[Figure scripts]
· · · · · · ·
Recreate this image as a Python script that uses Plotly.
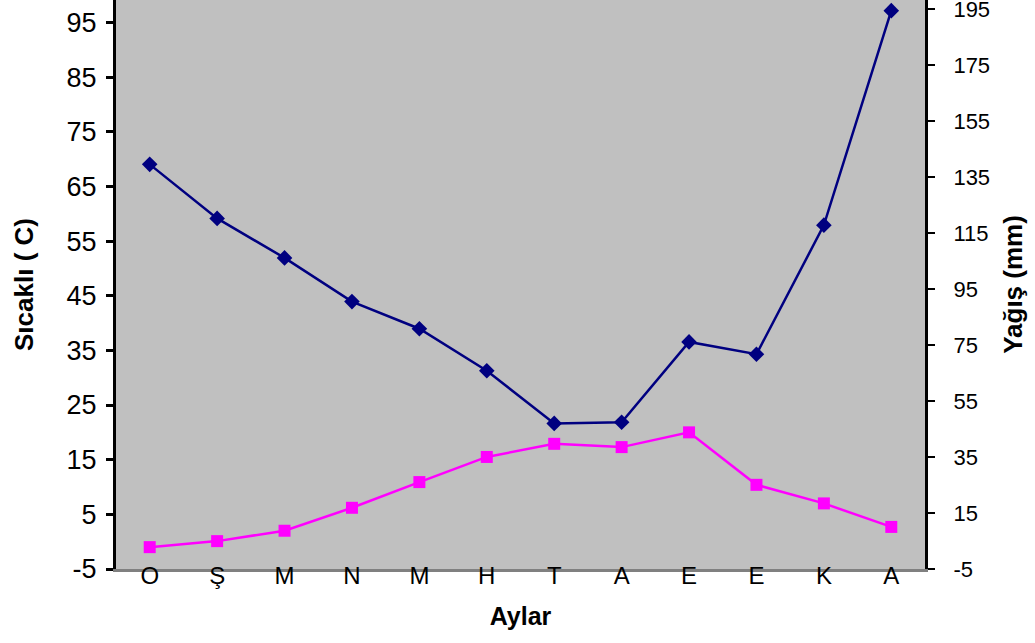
import plotly.graph_objects as go

months = ["O", "Ş", "M", "N", "M", "H", "T", "A", "E", "E", "K", "A"]
temperature = [-1.0, 0.1, 2.0, 6.2, 10.9, 15.5, 17.9, 17.3, 20.0, 10.4, 7.0, 2.7]
precipitation = [139.5, 120.2, 106.1, 90.5, 80.8, 65.8, 47.0, 47.4, 76.1, 71.7, 117.8, 194.4]

left_ticks = [-5, 5, 15, 25, 35, 45, 55, 65, 75, 85, 95]
left_labels = ["-5", "5", "15", "25", "35", "45", "55", "65", "75", "85", "95"]
right_ticks = [-5, 15, 35, 55, 75, 95, 115, 135, 155, 175, 195]
right_labels = ["-5", "15", "35", "55", "75", "95", "115", "135", "155", "175", "195"]
left_range = [-5, 99.1]
right_range = [-5, 198.2]

x_idx = list(range(len(months)))
font = "Liberation Sans, Arial, sans-serif"

fig = go.Figure()
fig.add_trace(go.Scatter(
    x=x_idx, y=temperature, mode="lines+markers", yaxis="y",
    line=dict(color="#FF00FF", width=2.5),
    marker=dict(symbol="square", size=12, color="#FF00FF"),
    showlegend=False, cliponaxis=False))
fig.add_trace(go.Scatter(
    x=x_idx, y=precipitation, mode="lines+markers", yaxis="y2",
    line=dict(color="#000080", width=2.5),
    marker=dict(symbol="diamond", size=12, color="#000080"),
    showlegend=False, cliponaxis=False))

zero_pos = (0 - left_range[0]) / (left_range[1] - left_range[0])
between = [i + 0.5 for i in range(len(months) - 1)]

fig.update_layout(
    width=1035, height=643,
    margin=dict(l=116, r=110, t=0, b=74, autoexpand=False),
    paper_bgcolor="white", plot_bgcolor="#C0C0C0",
    font=dict(family=font, color="black"),
    xaxis=dict(
        range=[-0.5, len(months) - 0.5], tickmode="array",
        tickvals=x_idx, ticktext=months, showgrid=False, zeroline=False,
        showline=True, linecolor="#808080", linewidth=3, ticks="", automargin=False,
        tickfont=dict(size=24, family=font), ticklabelstandoff=-17,
        title=dict(text="<b>Aylar</b>", font=dict(size=25, family=font), standoff=20),
    ),
    xaxis2=dict(
        overlaying="x", anchor="free", position=zero_pos, side="bottom",
        range=[-0.5, len(months) - 0.5], tickmode="array", tickvals=between,
        showticklabels=False, ticks="outside", ticklen=8, tickwidth=1.5, tickcolor="black",
        showline=True, linecolor="black", linewidth=1.5, showgrid=False, zeroline=False,
        automargin=False,
    ),
    xaxis3=dict(
        overlaying="x", anchor="free", position=zero_pos, side="bottom",
        range=[-0.5, len(months) - 0.5], tickmode="array", tickvals=between,
        showticklabels=False, ticks="inside", ticklen=8, tickwidth=1.5, tickcolor="black",
        showline=False, showgrid=False, zeroline=False, automargin=False,
    ),
    yaxis=dict(
        range=left_range, tickmode="array", tickvals=left_ticks, ticktext=left_labels,
        showgrid=False, zeroline=False, showline=True, linecolor="black", linewidth=3,
        ticks="outside", ticklen=7, tickwidth=3, tickcolor="black", automargin=False,
        tickfont=dict(size=27, family=font), ticklabelstandoff=4,
        ticklabeloverflow="allow",
        title=dict(text="<b>Sıcaklı ( C)</b>", font=dict(size=26, family=font), standoff=26),
    ),
    yaxis2=dict(
        overlaying="y", side="right", anchor="x",
        range=right_range, tickmode="array", tickvals=right_ticks, ticktext=right_labels,
        showgrid=False, zeroline=False, showline=True, linecolor="black", linewidth=3,
        ticks="outside", ticklen=7, tickwidth=2, tickcolor="black", automargin=False,
        tickfont=dict(size=22, family=font), ticklabelstandoff=14,
        ticklabeloverflow="allow",
        title=dict(text="<b>Yağış (mm)</b>", font=dict(size=26, family=font), standoff=15),
    ),
    yaxis3=dict(
        overlaying="y", side="right", anchor="x",
        range=right_range, tickmode="array", tickvals=right_ticks,
        showticklabels=False, showgrid=False, zeroline=False, showline=False,
        ticks="inside", ticklen=10, tickwidth=2, tickcolor="black", automargin=False,
    ),
)

fig.write_html("out.html", config={"displayModeBar": False},
               post_script="document.body.style.margin='0';")
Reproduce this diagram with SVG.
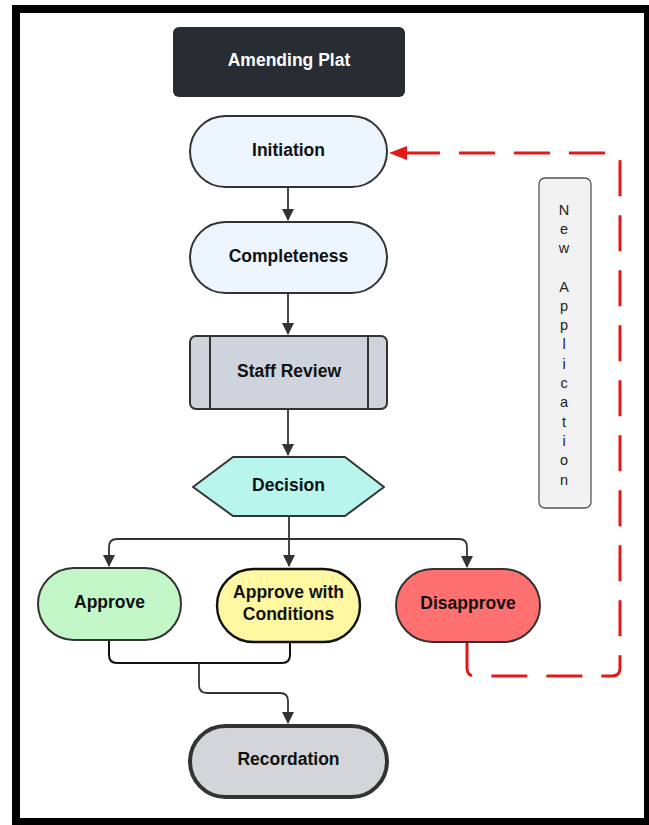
<svg xmlns="http://www.w3.org/2000/svg" width="649" height="825" viewBox="0 0 649 825">
<style>
  .lbl{font-family:"Liberation Sans",Arial,sans-serif;font-weight:bold;font-size:17.5px;fill:#111;text-anchor:middle}
  .node{stroke:#333;stroke-width:2}
  .conn{fill:none;stroke:#333;stroke-width:1.8}
  .red{fill:none;stroke:#e0191b;stroke-width:3;stroke-dasharray:36 19}
  .vt{font-family:"Liberation Sans",Arial,sans-serif;font-size:14.5px;fill:#222;text-anchor:middle}
</style>
<defs>
  <marker id="ah" markerWidth="12" markerHeight="14" refX="11" refY="6" orient="auto" markerUnits="userSpaceOnUse">
    <path d="M0,0 L12,6 L0,12 Z" fill="#333"/>
  </marker>
  <marker id="ahr" markerWidth="20" markerHeight="16" refX="18" refY="7" orient="auto" markerUnits="userSpaceOnUse">
    <path d="M0,0 L18,7 L0,14 Z" fill="#e0191b"/>
  </marker>
</defs>
<rect x="12" y="5" width="637" height="820" fill="#000"/>
<rect x="20" y="13" width="624" height="805" fill="#fff"/>

<g id="connectors">
  <path class="conn" d="M288,187 V220" marker-end="url(#ah)"/>
  <path class="conn" d="M288,293 V334" marker-end="url(#ah)"/>
  <path class="conn" d="M288,409 V455" marker-end="url(#ah)"/>
  <path class="conn" d="M289,516 V566" marker-end="url(#ah)"/>
  <path class="conn" d="M289,539 H117 Q109,539 109,547 V566" marker-end="url(#ah)"/>
  <path class="conn" d="M289,539 H459 Q467,539 467,547 V567" marker-end="url(#ah)"/>
  <path fill="none" stroke="#111" stroke-width="2" d="M109,640 V655 Q109,663 117,663 H282 Q290,663 290,655 V642"/>
  <path class="conn" d="M199,663 V685 Q199,693 207,693 H280 Q288,693 288,701 V723" marker-end="url(#ah)"/>
  <path class="red" d="M467,642 V668 Q467,676 475,676 H612 Q620,676 620,668 V161 Q620,153 612,153 H389" marker-end="url(#ahr)"/>
</g>

<g id="amending-plat">
  <rect x="173" y="27" width="232" height="70" rx="6" fill="#282c33"/>
  <text class="lbl" x="289" y="65.5" style="fill:#fff">Amending Plat</text>
</g>
<g id="initiation">
  <rect class="node" x="190" y="116" width="197" height="71" rx="35.5" fill="#edf5ff"/>
  <text class="lbl" x="288.5" y="155.5">Initiation</text>
</g>
<g id="completeness">
  <rect class="node" x="190" y="222" width="197" height="71" rx="35.5" fill="#edf5ff"/>
  <text class="lbl" x="288.5" y="261.5">Completeness</text>
</g>
<g id="staff-review">
  <rect class="node" x="190" y="336" width="197" height="73" rx="6" fill="#cfd4dc"/>
  <line x1="210" y1="336" x2="210" y2="409" stroke="#333" stroke-width="2"/>
  <line x1="368" y1="336" x2="368" y2="409" stroke="#333" stroke-width="2"/>
  <text class="lbl" x="289" y="377">Staff Review</text>
</g>
<g id="decision">
  <path class="node" d="M233,457 H345 L384,487 L345,516 H233 L193,487 Z" stroke-linejoin="round" fill="#b8f5ed"/>
  <text class="lbl" x="288.5" y="491">Decision</text>
</g>
<g id="new-application">
  <rect x="539" y="178" width="52" height="330" rx="6" fill="#f2f2f2" stroke="#555" stroke-width="1.3"/>
  <text class="vt" x="564" y="215">N</text>
  <text class="vt" x="564" y="234">e</text>
  <text class="vt" x="564" y="253">w</text>
  <text class="vt" x="564" y="292">A</text>
  <text class="vt" x="564" y="311">p</text>
  <text class="vt" x="564" y="330">p</text>
  <text class="vt" x="564" y="349">l</text>
  <text class="vt" x="564" y="369">i</text>
  <text class="vt" x="564" y="388">c</text>
  <text class="vt" x="564" y="407">a</text>
  <text class="vt" x="564" y="427">t</text>
  <text class="vt" x="564" y="446">i</text>
  <text class="vt" x="564" y="465">o</text>
  <text class="vt" x="564" y="485">n</text>
</g>
<g id="approve">
  <rect class="node" x="38" y="568" width="143" height="72" rx="36" fill="#c3f7c8"/>
  <text class="lbl" x="109.5" y="608">Approve</text>
</g>
<g id="approve-with-conditions">
  <rect x="217" y="569" width="143" height="73" rx="36.5" fill="#fff7a1" stroke="#111" stroke-width="2.4"/>
  <text class="lbl" x="288.5" y="598">Approve with</text>
  <text class="lbl" x="288.5" y="620">Conditions</text>
</g>
<g id="disapprove">
  <rect class="node" x="396" y="569" width="144" height="73" rx="36.5" fill="#ff7171"/>
  <text class="lbl" x="468" y="609">Disapprove</text>
</g>
<g id="recordation">
  <rect x="190" y="726" width="197" height="71" rx="35.5" fill="#d3d5d8" stroke="#333" stroke-width="4"/>
  <text class="lbl" x="288.5" y="765">Recordation</text>
</g>
</svg>
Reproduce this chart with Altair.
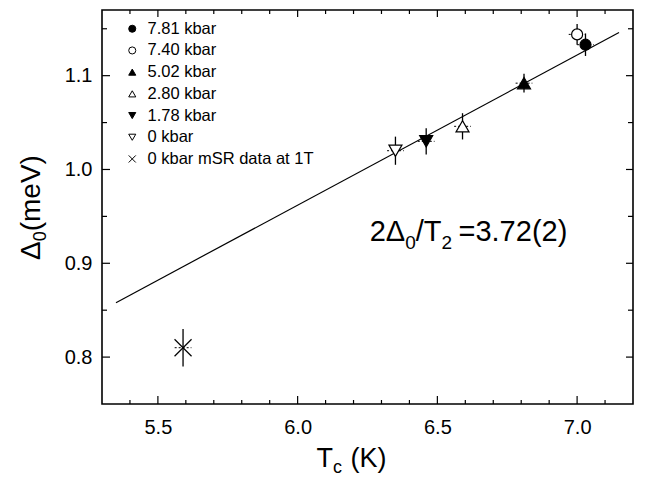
· · · · · · ·
• Exercise aim:
Write out exactly the opening lines of the data, stopping after the line that holds "between = [i". Exclude pictures.

• Solved problem:
Recreate this image as a Python script that uses Plotly.
import plotly.graph_objects as go

months = ["O", "Ş", "M", "N", "M", "H", "T", "A", "E", "E", "K", "A"]
temperature = [-1.0, 0.1, 2.0, 6.2, 10.9, 15.5, 17.9, 17.3, 20.0, 10.4, 7.0, 2.7]
precipitation = [139.5, 120.2, 106.1, 90.5, 80.8, 65.8, 47.0, 47.4, 76.1, 71.7, 117.8, 194.4]

left_ticks = [-5, 5, 15, 25, 35, 45, 55, 65, 75, 85, 95]
left_labels = ["-5", "5", "15", "25", "35", "45", "55", "65", "75", "85", "95"]
right_ticks = [-5, 15, 35, 55, 75, 95, 115, 135, 155, 175, 195]
right_labels = ["-5", "15", "35", "55", "75", "95", "115", "135", "155", "175", "195"]
left_range = [-5, 99.1]
right_range = [-5, 198.2]

x_idx = list(range(len(months)))
font = "Liberation Sans, Arial, sans-serif"

fig = go.Figure()
fig.add_trace(go.Scatter(
    x=x_idx, y=temperature, mode="lines+markers", yaxis="y",
    line=dict(color="#FF00FF", width=2.5),
    marker=dict(symbol="square", size=12, color="#FF00FF"),
    showlegend=False, cliponaxis=False))
fig.add_trace(go.Scatter(
    x=x_idx, y=precipitation, mode="lines+markers", yaxis="y2",
    line=dict(color="#000080", width=2.5),
    marker=dict(symbol="diamond", size=12, color="#000080"),
    showlegend=False, cliponaxis=False))

zero_pos = (0 - left_range[0]) / (left_range[1] - left_range[0])
between = [i + 0.5 for i in range(len(months) - 1)]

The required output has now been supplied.